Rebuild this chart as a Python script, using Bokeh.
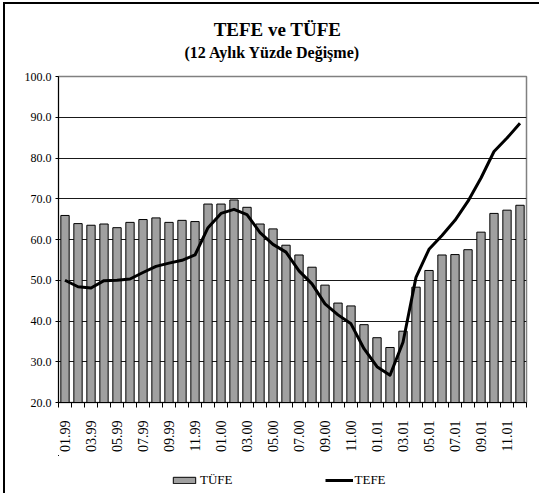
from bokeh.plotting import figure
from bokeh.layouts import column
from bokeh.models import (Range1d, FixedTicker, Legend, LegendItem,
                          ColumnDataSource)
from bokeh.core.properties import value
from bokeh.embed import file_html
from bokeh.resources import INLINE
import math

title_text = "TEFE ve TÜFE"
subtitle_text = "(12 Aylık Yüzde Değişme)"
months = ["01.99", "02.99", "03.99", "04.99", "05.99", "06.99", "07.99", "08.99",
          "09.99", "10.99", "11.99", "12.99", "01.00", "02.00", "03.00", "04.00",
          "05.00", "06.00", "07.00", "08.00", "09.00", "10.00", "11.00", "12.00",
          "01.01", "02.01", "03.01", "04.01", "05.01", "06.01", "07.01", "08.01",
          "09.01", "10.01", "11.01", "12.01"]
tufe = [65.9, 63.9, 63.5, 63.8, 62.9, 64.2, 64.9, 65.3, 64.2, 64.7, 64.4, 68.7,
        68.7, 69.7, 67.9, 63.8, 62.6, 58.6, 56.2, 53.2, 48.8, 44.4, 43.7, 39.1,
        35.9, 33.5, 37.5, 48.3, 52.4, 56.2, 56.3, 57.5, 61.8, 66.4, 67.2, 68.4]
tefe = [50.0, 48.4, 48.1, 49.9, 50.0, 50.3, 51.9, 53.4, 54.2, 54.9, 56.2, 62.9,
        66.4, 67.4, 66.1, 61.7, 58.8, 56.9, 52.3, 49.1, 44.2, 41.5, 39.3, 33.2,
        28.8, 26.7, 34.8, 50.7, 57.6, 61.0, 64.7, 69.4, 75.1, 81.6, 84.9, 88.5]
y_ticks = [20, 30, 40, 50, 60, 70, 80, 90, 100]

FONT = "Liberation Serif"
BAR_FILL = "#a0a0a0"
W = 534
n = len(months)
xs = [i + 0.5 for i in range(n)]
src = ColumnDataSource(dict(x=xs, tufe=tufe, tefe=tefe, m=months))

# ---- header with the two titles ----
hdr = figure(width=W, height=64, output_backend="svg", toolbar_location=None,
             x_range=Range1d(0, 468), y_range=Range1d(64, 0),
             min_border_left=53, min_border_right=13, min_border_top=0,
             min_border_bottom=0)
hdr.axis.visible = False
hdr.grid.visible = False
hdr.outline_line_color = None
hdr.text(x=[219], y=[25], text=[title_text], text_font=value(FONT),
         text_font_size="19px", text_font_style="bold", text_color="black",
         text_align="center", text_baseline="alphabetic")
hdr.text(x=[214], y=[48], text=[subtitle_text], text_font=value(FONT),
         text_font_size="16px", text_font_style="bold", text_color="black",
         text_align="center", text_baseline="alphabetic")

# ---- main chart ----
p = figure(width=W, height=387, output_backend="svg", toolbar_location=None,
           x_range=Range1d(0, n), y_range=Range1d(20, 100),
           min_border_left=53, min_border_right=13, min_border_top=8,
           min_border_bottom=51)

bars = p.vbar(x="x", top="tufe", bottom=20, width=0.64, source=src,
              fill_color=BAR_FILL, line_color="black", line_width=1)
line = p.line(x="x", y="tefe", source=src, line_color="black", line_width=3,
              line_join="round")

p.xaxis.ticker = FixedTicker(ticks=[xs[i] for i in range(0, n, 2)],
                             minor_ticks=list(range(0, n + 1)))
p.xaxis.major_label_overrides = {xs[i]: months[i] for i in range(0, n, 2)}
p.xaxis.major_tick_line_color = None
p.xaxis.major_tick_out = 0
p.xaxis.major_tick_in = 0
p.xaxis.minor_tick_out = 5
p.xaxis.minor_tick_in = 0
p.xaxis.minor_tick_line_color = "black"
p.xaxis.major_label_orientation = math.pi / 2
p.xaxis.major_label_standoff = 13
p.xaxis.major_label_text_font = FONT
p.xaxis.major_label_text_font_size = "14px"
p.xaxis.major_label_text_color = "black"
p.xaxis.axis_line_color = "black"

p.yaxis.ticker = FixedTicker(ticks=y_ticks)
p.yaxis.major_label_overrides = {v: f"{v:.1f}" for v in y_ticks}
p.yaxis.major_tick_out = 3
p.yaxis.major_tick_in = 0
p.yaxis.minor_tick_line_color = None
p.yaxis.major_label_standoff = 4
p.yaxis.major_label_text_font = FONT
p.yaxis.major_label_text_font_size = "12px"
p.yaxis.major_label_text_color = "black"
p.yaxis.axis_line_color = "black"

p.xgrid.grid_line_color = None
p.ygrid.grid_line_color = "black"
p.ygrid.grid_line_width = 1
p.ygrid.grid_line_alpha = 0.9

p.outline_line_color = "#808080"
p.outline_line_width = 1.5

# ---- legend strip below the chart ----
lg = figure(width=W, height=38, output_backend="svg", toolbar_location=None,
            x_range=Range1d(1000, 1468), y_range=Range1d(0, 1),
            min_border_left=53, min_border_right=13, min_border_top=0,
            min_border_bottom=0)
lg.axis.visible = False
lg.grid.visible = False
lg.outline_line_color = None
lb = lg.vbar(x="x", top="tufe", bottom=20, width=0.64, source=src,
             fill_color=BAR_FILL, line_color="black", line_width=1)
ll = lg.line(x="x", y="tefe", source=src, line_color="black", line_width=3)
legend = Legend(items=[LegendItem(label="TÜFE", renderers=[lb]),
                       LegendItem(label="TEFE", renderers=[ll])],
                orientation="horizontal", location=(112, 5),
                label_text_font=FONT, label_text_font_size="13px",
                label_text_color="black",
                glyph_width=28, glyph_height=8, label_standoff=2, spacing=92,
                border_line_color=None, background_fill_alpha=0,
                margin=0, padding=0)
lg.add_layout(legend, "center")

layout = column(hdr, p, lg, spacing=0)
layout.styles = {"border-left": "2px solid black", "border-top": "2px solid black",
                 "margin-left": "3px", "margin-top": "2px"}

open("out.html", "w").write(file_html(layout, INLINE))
____________________
- EXERCISE DESCRIPTION
Please quote the lines of the material, beginning with the first and ending with the one that contains "import math", exactly as written and without any pictures.

- TASK RESULT
Rebuild this chart as a Python script, using Bokeh.
from bokeh.plotting import figure
from bokeh.layouts import column
from bokeh.models import (Range1d, FixedTicker, Legend, LegendItem,
                          ColumnDataSource)
from bokeh.core.properties import value
from bokeh.embed import file_html
from bokeh.resources import INLINE
import math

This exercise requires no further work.